§ Task instructions
Print the lines from the one that contains "Generate a Python" to the one that contains "msizes = [5.8, 6.8, 7.5]", inclusive, exactly as they appear, and please drop any pictures.
#### Entries provided ####
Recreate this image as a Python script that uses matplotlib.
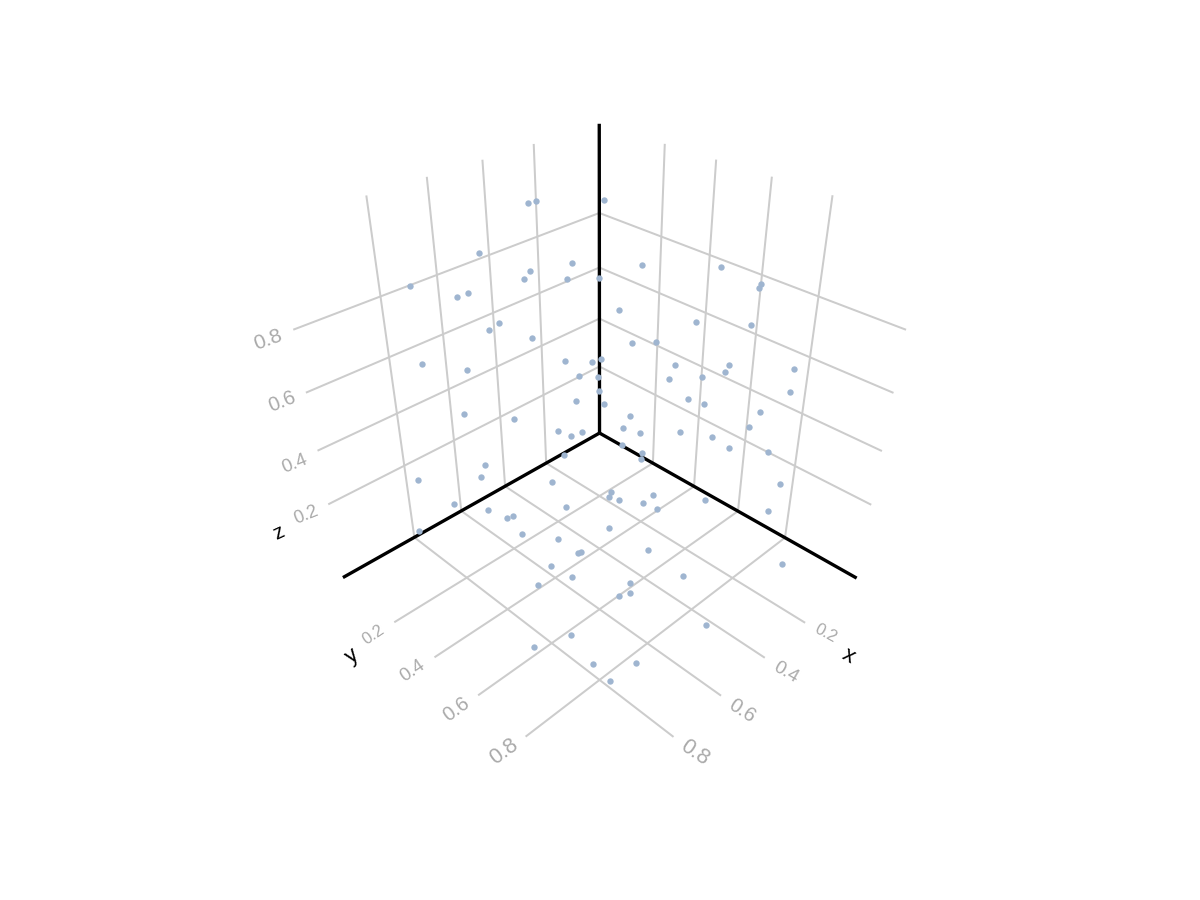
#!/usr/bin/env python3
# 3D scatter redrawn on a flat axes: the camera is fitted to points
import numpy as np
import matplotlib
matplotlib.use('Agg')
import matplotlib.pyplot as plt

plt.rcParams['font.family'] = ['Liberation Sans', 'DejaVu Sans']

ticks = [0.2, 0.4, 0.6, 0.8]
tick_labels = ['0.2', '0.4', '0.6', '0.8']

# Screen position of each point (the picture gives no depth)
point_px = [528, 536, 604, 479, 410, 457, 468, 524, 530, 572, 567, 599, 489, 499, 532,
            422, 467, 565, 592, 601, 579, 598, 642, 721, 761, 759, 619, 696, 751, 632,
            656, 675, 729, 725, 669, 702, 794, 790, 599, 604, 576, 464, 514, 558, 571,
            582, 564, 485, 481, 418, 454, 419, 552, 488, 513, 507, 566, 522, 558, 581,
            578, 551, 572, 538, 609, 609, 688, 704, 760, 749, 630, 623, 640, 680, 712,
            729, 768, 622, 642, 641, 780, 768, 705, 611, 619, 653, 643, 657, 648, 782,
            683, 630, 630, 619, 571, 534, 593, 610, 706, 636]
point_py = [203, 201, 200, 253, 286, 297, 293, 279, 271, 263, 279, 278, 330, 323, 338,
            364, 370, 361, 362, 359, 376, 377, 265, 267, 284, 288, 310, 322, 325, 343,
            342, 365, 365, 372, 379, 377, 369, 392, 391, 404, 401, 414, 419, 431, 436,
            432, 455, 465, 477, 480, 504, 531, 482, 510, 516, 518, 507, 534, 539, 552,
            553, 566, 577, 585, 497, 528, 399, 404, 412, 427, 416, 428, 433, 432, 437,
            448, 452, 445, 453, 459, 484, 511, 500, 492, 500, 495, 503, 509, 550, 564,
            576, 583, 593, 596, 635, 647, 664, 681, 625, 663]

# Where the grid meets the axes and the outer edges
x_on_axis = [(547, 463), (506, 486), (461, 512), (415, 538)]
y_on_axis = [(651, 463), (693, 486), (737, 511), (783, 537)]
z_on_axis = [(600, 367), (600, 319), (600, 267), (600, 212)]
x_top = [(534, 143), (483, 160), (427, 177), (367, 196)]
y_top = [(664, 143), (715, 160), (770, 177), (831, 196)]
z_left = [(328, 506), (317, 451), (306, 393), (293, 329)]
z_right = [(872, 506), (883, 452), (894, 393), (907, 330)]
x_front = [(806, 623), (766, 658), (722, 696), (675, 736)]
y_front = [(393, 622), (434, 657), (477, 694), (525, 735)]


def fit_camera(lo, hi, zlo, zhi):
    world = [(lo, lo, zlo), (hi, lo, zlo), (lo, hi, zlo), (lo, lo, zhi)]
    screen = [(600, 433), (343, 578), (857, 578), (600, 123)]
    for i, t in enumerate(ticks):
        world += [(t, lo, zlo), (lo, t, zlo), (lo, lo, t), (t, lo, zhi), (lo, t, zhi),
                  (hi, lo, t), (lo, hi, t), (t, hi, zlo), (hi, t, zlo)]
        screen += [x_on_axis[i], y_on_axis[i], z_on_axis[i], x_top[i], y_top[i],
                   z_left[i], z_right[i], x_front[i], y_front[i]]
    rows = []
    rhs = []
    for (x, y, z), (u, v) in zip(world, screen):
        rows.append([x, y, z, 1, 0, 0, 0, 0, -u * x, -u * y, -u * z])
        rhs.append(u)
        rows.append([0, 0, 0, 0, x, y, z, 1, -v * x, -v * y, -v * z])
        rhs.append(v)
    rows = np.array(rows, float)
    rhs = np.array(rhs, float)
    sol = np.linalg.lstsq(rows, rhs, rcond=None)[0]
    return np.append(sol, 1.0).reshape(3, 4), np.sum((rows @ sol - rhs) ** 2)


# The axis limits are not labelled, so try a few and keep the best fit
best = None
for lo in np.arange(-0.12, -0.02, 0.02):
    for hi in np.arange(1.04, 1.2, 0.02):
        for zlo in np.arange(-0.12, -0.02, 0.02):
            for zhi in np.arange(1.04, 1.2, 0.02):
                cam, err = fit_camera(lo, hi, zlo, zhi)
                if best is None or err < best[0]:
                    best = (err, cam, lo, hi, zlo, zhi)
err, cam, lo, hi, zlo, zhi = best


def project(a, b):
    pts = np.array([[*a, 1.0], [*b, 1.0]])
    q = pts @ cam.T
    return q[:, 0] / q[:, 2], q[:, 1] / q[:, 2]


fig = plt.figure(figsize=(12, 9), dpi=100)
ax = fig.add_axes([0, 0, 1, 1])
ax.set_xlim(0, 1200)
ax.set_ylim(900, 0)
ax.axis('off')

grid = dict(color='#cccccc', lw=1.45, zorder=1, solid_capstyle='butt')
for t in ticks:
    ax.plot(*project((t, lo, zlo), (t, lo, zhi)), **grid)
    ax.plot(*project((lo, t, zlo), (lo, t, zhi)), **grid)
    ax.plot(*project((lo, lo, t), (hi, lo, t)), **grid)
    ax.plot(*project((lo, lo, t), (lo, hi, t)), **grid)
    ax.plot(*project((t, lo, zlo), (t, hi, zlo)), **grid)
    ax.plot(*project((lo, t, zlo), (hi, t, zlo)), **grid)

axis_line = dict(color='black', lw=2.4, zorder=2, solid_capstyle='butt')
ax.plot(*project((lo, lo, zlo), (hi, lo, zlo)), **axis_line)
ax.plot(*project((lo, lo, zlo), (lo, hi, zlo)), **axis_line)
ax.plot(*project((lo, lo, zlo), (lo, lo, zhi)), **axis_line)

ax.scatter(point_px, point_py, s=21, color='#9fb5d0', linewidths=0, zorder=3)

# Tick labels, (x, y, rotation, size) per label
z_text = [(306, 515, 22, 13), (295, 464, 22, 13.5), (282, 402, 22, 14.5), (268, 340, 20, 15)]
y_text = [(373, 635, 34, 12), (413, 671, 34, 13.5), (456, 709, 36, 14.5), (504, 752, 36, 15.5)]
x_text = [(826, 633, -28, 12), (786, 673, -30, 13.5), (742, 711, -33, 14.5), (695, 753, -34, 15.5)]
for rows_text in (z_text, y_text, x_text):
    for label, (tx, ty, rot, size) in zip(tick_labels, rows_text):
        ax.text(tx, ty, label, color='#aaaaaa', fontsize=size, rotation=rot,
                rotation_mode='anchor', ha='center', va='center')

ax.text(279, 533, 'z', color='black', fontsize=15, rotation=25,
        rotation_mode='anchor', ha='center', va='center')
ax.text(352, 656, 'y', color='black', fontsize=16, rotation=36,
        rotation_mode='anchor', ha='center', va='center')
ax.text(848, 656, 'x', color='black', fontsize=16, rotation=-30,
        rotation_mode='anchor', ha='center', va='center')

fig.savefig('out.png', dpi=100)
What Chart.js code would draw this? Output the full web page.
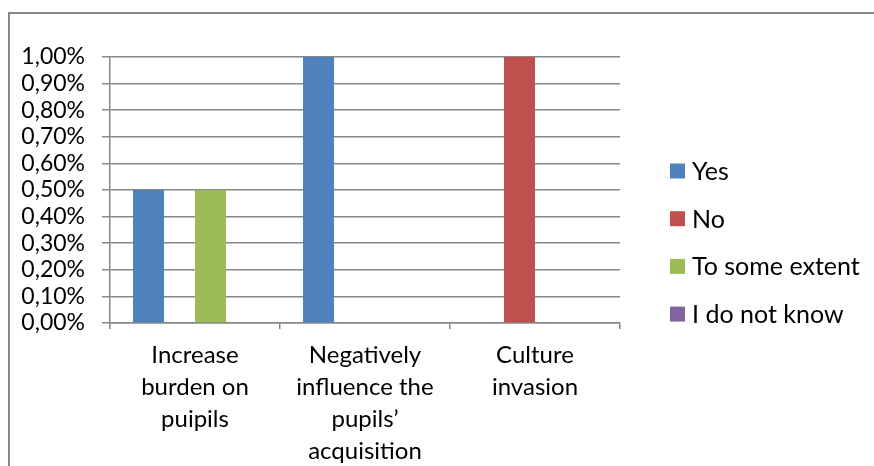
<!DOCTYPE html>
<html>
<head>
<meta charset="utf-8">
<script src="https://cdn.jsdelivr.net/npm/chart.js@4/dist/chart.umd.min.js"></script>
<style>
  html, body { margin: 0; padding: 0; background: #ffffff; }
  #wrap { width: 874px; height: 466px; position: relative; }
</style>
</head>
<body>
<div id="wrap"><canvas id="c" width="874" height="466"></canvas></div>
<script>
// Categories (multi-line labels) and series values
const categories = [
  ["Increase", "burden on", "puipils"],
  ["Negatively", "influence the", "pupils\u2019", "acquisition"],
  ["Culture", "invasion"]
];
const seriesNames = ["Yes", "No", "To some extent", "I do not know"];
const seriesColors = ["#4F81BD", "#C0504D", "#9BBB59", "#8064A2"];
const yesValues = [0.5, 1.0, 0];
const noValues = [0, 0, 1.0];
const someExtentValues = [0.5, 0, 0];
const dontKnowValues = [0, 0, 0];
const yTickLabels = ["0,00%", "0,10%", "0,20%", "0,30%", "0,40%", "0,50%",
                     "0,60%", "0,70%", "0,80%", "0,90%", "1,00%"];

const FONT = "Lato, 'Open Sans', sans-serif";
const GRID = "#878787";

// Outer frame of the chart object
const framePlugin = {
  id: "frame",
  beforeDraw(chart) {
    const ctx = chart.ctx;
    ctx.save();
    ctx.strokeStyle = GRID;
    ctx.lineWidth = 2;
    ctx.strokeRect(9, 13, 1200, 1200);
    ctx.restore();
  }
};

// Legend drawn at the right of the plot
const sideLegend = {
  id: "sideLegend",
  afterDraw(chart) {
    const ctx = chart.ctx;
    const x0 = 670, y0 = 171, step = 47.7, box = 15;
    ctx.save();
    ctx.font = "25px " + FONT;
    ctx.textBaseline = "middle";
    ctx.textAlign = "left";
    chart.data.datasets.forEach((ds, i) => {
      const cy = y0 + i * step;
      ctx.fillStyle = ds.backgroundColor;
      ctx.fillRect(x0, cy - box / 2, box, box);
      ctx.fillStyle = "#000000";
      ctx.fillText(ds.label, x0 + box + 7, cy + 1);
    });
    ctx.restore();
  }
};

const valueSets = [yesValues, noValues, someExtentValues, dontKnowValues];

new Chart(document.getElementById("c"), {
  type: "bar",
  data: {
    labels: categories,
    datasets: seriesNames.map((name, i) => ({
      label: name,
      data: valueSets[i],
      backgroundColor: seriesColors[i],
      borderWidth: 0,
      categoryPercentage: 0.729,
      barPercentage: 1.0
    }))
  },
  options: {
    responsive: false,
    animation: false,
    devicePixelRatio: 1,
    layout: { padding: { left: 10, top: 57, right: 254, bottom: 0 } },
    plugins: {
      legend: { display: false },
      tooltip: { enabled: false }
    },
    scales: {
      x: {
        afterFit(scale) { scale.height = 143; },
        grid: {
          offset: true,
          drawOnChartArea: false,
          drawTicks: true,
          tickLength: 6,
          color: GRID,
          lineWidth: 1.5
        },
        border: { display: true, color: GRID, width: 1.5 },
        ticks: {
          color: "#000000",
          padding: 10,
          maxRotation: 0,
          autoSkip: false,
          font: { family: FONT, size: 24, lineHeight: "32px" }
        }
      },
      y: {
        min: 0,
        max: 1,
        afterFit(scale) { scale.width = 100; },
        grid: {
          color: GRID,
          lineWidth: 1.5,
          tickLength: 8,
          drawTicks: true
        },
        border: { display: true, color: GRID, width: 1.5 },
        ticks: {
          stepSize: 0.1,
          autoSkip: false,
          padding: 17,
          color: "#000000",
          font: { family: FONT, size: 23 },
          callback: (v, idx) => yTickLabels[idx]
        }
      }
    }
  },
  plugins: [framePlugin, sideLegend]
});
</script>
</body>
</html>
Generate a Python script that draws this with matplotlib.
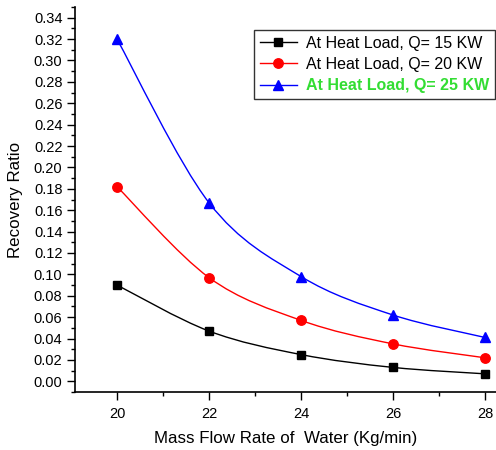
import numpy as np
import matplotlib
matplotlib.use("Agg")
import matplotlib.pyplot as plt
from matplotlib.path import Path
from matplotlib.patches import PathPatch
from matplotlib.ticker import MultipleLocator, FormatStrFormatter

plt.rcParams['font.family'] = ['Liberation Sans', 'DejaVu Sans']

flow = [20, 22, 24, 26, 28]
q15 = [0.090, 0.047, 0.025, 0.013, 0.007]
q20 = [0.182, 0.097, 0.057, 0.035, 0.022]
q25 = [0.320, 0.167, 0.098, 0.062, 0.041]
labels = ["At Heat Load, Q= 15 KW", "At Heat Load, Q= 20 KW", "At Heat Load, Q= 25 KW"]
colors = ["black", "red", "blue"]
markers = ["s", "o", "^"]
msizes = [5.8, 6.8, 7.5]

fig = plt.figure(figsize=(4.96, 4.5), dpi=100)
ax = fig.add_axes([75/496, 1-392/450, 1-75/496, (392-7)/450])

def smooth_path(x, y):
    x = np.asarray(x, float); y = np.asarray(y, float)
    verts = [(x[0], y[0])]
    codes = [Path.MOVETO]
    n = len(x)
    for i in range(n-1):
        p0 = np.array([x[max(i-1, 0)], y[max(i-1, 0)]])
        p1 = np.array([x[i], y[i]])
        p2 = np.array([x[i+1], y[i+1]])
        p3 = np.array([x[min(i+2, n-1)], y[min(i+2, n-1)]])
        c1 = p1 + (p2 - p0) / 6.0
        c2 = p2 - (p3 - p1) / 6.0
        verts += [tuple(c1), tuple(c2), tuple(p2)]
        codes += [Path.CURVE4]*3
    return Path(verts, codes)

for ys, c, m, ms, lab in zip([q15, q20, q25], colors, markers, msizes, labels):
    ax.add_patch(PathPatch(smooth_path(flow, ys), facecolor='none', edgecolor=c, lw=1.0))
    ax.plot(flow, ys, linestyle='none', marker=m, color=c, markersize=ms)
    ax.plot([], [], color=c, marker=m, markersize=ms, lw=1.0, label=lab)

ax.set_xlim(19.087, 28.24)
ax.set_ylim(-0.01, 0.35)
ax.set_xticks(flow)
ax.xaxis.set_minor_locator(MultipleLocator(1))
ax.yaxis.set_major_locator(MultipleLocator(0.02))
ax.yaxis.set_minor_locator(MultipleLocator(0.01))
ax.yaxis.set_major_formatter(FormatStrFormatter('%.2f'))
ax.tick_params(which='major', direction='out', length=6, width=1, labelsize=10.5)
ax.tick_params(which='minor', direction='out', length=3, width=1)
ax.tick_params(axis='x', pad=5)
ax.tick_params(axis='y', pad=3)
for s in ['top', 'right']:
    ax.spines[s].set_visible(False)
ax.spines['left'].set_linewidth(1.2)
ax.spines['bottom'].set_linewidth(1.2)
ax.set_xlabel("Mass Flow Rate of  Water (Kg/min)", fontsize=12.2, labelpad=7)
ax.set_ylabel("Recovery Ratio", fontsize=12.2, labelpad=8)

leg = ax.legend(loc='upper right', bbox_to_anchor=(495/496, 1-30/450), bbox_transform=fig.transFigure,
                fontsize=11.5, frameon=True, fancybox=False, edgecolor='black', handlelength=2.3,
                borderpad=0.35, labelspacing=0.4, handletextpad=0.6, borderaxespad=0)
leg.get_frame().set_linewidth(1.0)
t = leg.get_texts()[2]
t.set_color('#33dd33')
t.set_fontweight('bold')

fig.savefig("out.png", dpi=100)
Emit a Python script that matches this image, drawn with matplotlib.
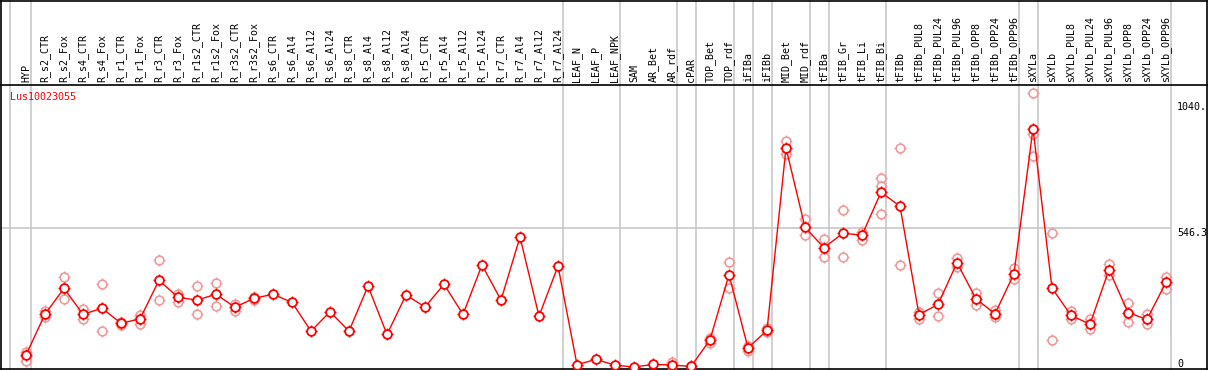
####
§ Response to this task
Generate a Python script that draws this with matplotlib.
import numpy as np
import matplotlib
matplotlib.use("Agg")
import matplotlib.pyplot as plt
from matplotlib.path import Path
from matplotlib.patches import PathPatch
from matplotlib.ticker import MultipleLocator, FormatStrFormatter

plt.rcParams['font.family'] = ['Liberation Sans', 'DejaVu Sans']

flow = [20, 22, 24, 26, 28]
q15 = [0.090, 0.047, 0.025, 0.013, 0.007]
q20 = [0.182, 0.097, 0.057, 0.035, 0.022]
q25 = [0.320, 0.167, 0.098, 0.062, 0.041]
labels = ["At Heat Load, Q= 15 KW", "At Heat Load, Q= 20 KW", "At Heat Load, Q= 25 KW"]
colors = ["black", "red", "blue"]
markers = ["s", "o", "^"]
msizes = [5.8, 6.8, 7.5]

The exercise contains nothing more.